The 11,500-acre, 94-year-old Kilauea Sugar Co. closed in Nov. 1971 after several consecutive unprofitable years of operation, and without the hope of making a profit for its parent company, C. Brewer &Co., in the future.
It was founded in 1877 by E.P. Adams and John Ross of Honolulu on a 3,000-acre cattle ranch they’d purchased from Charles Titcomb, a former Yankee watchmaker who’d settled on Kaua‘i after his whale ship was shipwrecked in Hawaiian waters.
Titcomb had gotten his start on Kaua‘i by marrying alii Kanikele Kamalenui and had then leased land from Kamehameha III, upon which he built the 750-acre Hanalei Sugar Plantation, which he sold to Robert C. Wyllie in 1863.

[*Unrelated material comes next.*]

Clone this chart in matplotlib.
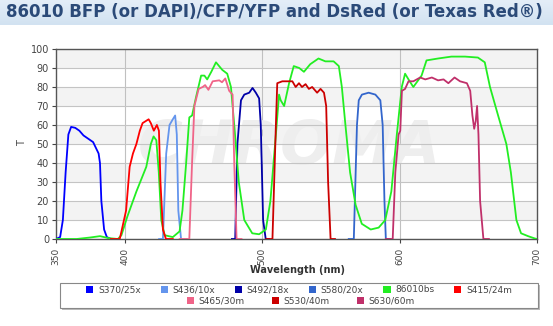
import matplotlib.pyplot as plt
from matplotlib.patches import Rectangle, Patch
import numpy as np

# filter curves: wavelength (nm), transmission (%)
s370_nm = [350, 353, 355, 357, 359, 361, 364, 367, 370, 374, 377, 379, 381, 382, 383, 385, 387, 390]
s370_t = [0, 1, 10, 35, 55, 59, 58.5, 57, 54.5, 52.5, 51, 48, 45, 40, 20, 5, 1, 0]

s436_nm = [425, 427.8, 430.2, 432.6, 435, 436.7, 437.9, 439, 441, 445]
s436_t = [0, 0, 45, 60, 63, 65, 55, 15, 0, 0]

s492_nm = [478, 480.4, 482, 484.6, 487, 490.6, 493, 495.4, 497.8, 499, 500.7, 502.6, 505]
s492_t = [0, 0, 50, 73, 76, 77, 79.5, 77, 74, 60, 10, 0, 0]

s580_nm = [563, 566.7, 569, 570.3, 572.6, 577.5, 582.4, 586, 587.7, 589, 590, 593]
s580_t = [0, 0, 60, 73, 76, 77, 76, 73, 60, 20, 0, 0]

bs_nm = [350, 365, 375, 382, 388, 395, 397.6, 402, 408.5, 415.7, 419, 421, 423, 424.8, 426.6, 429,
         435, 439.9, 442, 444.7, 447, 449, 452, 455.6, 458, 460, 463, 466.4, 471, 474.6, 477.3,
         479.7, 483, 487, 492.8, 497.8, 502.7, 506, 510, 512.3, 513.5, 516, 519.6, 523, 527,
         530.4, 535, 541, 546, 552, 555.8, 558, 560.6, 564, 568, 572.5, 579, 584.8, 589.6, 594,
         598, 601.6, 604, 606.5, 610, 616, 619.6, 628, 637.7, 647.6, 657, 662, 665.8, 671.7,
         677.7, 681, 685, 688.4, 693.5, 698.3, 700]
bs_t = [0, 0, 0.8, 1.5, 0.5, 0, 2, 12, 25, 38, 50, 54, 52, 35, 10, 2,
        1, 4, 15, 40, 64, 65, 75, 86, 86, 84, 88, 93, 89, 87, 80,
        60, 30, 10, 3, 2.5, 5, 20, 55, 76, 73, 70, 82, 91, 90,
        88, 92, 95, 93.5, 93.5, 91, 80, 60, 35, 18, 8, 5, 6, 10, 25,
        55, 80, 87, 84, 80, 86, 94, 95, 96, 96, 95.5, 93, 80, 65,
        50, 35, 10, 3, 1.5, 0.3, 0]

s415_nm = [390, 396.4, 401, 403.6, 406, 408.5, 411, 413, 417.4, 419, 421.2, 423.4, 424.9, 426, 427.8, 430, 435]
s415_t = [0, 0, 15, 38, 45, 50, 57, 61, 63, 61, 57, 60, 57, 30, 5, 0, 0]

s465_nm = [440, 447, 449, 450.7, 453.8, 456.7, 458.5, 460.9, 464, 468.8, 470.8, 473.2, 476, 478.5, 479.7, 481.4, 485]
s465_t = [0, 0, 40, 70, 79, 80, 81, 78.5, 83, 83.5, 82.5, 84.5, 78, 76, 40, 0, 0]

s530_nm = [503, 507.5, 510, 511, 514.7, 518, 522, 524.4, 526.8, 529, 531.6, 534, 536.4, 540, 542.5, 545,
           546.6, 548, 549.8, 553]
s530_t = [0, 0, 60, 82, 83, 83, 83, 80, 82, 80, 81.5, 79, 80, 77, 79, 77,
          70, 30, 0, 0]

s630_nm = [590, 595, 596.9, 599.3, 600.5, 601.7, 604, 606.5, 610, 615, 618.7, 623.5, 628, 632, 635.5,
           640, 644, 649, 651.4, 653, 654.3, 655.4, 656.4, 657.4, 658.6, 661, 665]
s630_t = [0, 0, 35, 55, 57, 78, 79, 83, 83, 85, 84, 85, 83.5, 84, 82,
          85, 83, 82, 78, 65, 58, 62, 70, 55, 20, 0, 0]

series = [
    ('S370/25x', s370_nm, s370_t, '#0000ff'),
    ('S436/10x', s436_nm, s436_t, '#6495ed'),
    ('S492/18x', s492_nm, s492_t, '#0000a8'),
    ('S580/20x', s580_nm, s580_t, '#3366cc'),
    ('86010bs', bs_nm, bs_t, '#22ee22'),
    ('S415/24m', s415_nm, s415_t, '#ff0000'),
    ('S465/30m', s465_nm, s465_t, '#f06488'),
    ('S530/40m', s530_nm, s530_t, '#cc0000'),
    ('S630/60m', s630_nm, s630_t, '#c0306a'),
]

title = '86010 BFP (or DAPI)/CFP/YFP and DsRed (or Texas Red\u00ae)'

fig = plt.figure(figsize=(5.53, 3.26), dpi=100)

# title band
grad = np.linspace(0, 1, 50).reshape(-1, 1)
band = fig.add_axes([0, 1 - 25 / 326, 1, 25 / 326])
band.imshow(grad, aspect='auto', cmap=plt.matplotlib.colors.LinearSegmentedColormap.from_list(
    'b', ['#e4eef8', '#d2e2f1']), extent=[0, 1, 0, 1])
band.axis('off')
fig.text(6 / 553, 1 - 12 / 326, title, fontsize=12, fontweight='bold', color='#2b4a78',
         va='center', ha='left', family='DejaVu Sans')

ax = fig.add_axes([56 / 553, 87 / 326, 481 / 553, 190 / 326])
ax.set_xlim(350, 700)
ax.set_ylim(0, 100)

# alternating bands
for y0 in range(10, 100, 20):
    ax.axhspan(y0, y0 + 10, color='#f3f3f3', zorder=0, lw=0)

ax.set_yticks(range(0, 101, 10))
ax.set_xticks([350, 400, 500, 600, 700])
ax.grid(axis='y', color='#c4c4c4', lw=0.8, zorder=1)
for xv in [400, 500, 600]:
    ax.axvline(xv, color='#c0c0c0', lw=0.8, zorder=1)

# faint watermark
ax.text(520, 48, 'CHROMA', fontsize=44, fontweight='bold', style='italic', color='#eeeeee',
        ha='center', va='center', zorder=1.5)

for name, nm, t, c in series:
    ax.plot(nm, t, color=c, lw=1.3, label=name, zorder=3)

ax.tick_params(axis='x', labelrotation=90, labelsize=6.5, colors='#444444', length=3)
ax.tick_params(axis='y', labelsize=7, colors='#444444', length=3, pad=2)
for sp in ax.spines.values():
    sp.set_color('#555555')
    sp.set_linewidth(1.0)

fig.text(22 / 553, 1 - 143 / 326, 'T', fontsize=7, color='#444444', rotation=90,
         ha='center', va='center')
fig.text(297 / 553, 1 - 270 / 326, 'Wavelength (nm)', fontsize=7, fontweight='bold',
         color='#333333', ha='center', va='center')

# legend box with shadow
lx0, lx1, ly0, ly1 = 60 / 553, 538 / 553, 1 - 308 / 326, 1 - 283 / 326
fig.patches.append(Rectangle((lx0 + 2 / 553, ly0 - 2 / 326), lx1 - lx0, ly1 - ly0,
                             transform=fig.transFigure, facecolor='#bbbbbb', edgecolor='none'))
fig.patches.append(Rectangle((lx0, ly0), lx1 - lx0, ly1 - ly0, transform=fig.transFigure,
                             facecolor='white', edgecolor='#888888', lw=0.8))

labels = [s[0] for s in series]
patches = [Patch(facecolor=s[3], edgecolor='none') for s in series]
fig.legend(patches[:6], labels[:6], ncol=6, loc='center', bbox_to_anchor=(299 / 553, 1 - 290 / 326),
           frameon=False, fontsize=6.5, handlelength=0.8, handleheight=0.8, columnspacing=2.2,
           handletextpad=0.5, labelcolor='#444444', borderpad=0)
fig.legend(patches[6:], labels[6:], ncol=3, loc='center', bbox_to_anchor=(301 / 553, 1 - 301 / 326),
           frameon=False, fontsize=6.5, handlelength=0.8, handleheight=0.8, columnspacing=3.0,
           handletextpad=0.5, labelcolor='#444444', borderpad=0)

fig.savefig('out.png', dpi=100)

With funds received from the sale to Wyllie, Titcomb had purchased the above-mentioned 3,000-acre cattle ranch from Kamehameha IV, which, as also mentioned above, he sold to Adams and Ross.
One highlight of Kilauea Sugar Co.’s history occurred on Sept. 24, 1881, when Princess Lili‘uokalani (later Queen Lili‘uokalani), drove home the first spike for the Kilauea Sugar Co. railroad, Kaua‘i’s first railroad.
Kilauea Sugar Co. also gained a reputation over the years for adopting many innovations that increased production and lowered operating costs.
Besides constructing Kaua‘i’s first railroad, it introduced, for instance, the first gasoline tractor to replace steam plows in 1910, and the first cane cleaner was installed there in 1937.
There had been 225 employees at Kilauea Sugar Co. when the announcement of its closing was made over a year prior to its actual closing in 1971.
About half the employees were let go soon after the announcement, and the remainder were dismissed when the plantation closed for good.
Prospects for their future employment remained bleak, since other plantations in Hawai‘i were undergoing cutbacks in manpower, and Kaua‘i’s job market was tight.
Many of the plantation’s employees were highly skilled: its equipment operators and mechanics, factory and garage mechanics, welders, electricians, carpenters, factory employees, machinists, truck drivers, plumbers, warehouseman, and so forth.
Most of them as well as the plantation’ s semi-skilled employees found themselves unemployed for the first time in their lives.